In the poem, Duffy mocks men, ridiculing them for showing weakness. In particular, lines 43-46, describing the man, very distressed at starting his period, ridicule men for not being able to cope with such trivial things that women have to cope with all the time. At the end of the poem the narrator spites the man by introducing him to her lover, a female. This is Duffy being derisive towards men, gaining the last laugh, for when the man leaves the narrator to become a woman; she gets him back in the most ironic and spiteful way possible.
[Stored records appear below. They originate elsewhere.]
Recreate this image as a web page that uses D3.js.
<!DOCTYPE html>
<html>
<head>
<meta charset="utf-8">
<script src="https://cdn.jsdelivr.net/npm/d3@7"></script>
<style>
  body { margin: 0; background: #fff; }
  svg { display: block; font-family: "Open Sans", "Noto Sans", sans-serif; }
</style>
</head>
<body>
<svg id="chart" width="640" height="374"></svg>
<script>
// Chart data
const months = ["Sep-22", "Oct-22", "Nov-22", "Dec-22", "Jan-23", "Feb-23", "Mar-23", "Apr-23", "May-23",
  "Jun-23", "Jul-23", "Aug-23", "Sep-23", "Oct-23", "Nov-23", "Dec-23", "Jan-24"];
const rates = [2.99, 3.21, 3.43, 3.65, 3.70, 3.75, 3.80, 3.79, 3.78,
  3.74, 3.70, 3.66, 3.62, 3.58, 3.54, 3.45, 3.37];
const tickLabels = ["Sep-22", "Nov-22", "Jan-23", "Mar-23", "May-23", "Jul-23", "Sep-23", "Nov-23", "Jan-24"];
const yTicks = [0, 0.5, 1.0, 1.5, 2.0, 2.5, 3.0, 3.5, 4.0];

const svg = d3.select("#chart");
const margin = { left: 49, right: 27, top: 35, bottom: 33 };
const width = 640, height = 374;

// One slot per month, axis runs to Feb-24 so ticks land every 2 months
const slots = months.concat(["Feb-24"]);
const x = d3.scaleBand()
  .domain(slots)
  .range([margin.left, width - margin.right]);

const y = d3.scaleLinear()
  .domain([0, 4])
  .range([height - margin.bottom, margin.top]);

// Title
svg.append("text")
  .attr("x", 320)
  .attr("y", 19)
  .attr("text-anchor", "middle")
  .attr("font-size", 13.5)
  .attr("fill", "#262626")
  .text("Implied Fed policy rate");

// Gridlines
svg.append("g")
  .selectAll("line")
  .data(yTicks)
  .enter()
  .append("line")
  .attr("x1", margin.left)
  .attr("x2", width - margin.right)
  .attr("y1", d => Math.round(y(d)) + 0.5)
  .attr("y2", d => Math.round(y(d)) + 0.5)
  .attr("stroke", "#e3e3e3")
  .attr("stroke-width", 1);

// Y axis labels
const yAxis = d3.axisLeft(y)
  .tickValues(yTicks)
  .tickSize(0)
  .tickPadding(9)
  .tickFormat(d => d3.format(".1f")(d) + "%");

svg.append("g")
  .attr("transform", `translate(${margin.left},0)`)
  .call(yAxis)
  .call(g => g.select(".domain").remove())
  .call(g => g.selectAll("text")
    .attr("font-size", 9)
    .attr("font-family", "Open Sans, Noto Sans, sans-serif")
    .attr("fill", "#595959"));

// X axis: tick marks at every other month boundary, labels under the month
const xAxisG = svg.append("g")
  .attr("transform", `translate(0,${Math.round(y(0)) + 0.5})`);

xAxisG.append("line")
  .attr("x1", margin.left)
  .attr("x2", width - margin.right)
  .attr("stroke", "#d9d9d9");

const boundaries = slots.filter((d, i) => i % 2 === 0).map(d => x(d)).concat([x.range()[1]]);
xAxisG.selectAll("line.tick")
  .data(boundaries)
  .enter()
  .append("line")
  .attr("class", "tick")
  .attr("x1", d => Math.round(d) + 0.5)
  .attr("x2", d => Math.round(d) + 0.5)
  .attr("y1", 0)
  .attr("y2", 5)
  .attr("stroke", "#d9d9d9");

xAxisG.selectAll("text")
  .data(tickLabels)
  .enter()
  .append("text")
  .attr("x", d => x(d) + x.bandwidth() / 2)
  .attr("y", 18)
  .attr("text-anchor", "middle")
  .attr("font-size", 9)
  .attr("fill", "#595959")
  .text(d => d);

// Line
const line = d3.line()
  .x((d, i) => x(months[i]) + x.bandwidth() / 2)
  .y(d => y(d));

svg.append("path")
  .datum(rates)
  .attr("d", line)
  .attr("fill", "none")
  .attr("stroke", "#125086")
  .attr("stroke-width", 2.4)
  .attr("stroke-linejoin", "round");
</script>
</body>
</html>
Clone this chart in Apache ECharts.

Queen Herod is a blatant attack on men, the entire poem being centred around the killing of men to protect the Queen's innocent daughter. She orders each mother's son to be killed so her daughter will not get her heart broken. Duffy uses various derogatory terms to refer to men including: 'Adulterer, Bigamist, the Wolf, the Rip, the Rake, the Rat, the heartbreaker, the Ladykiller'. This poem accuses men of being malicious and selfish towards women and implies that women are always right in these assumptions. Mrs Faust is certainly very critical of men.

In this poem, Duffy projects men as greedy: 'He wanted more' adulterous: 'Then take his lust to Soho in cab' and frivolous: 'Faust was Cardinal, Pope, knew more than God, flew faster than the speed of sounds around the globe, lunched; walked on the moon, golfed, hole in one; lit a fat Havana on the sun'. I can agree that feminism is a strong theme in The World's Wife; however, there are exceptions to this. Anne Hathaway is not ridiculing men in anyway it is merely celebrating love.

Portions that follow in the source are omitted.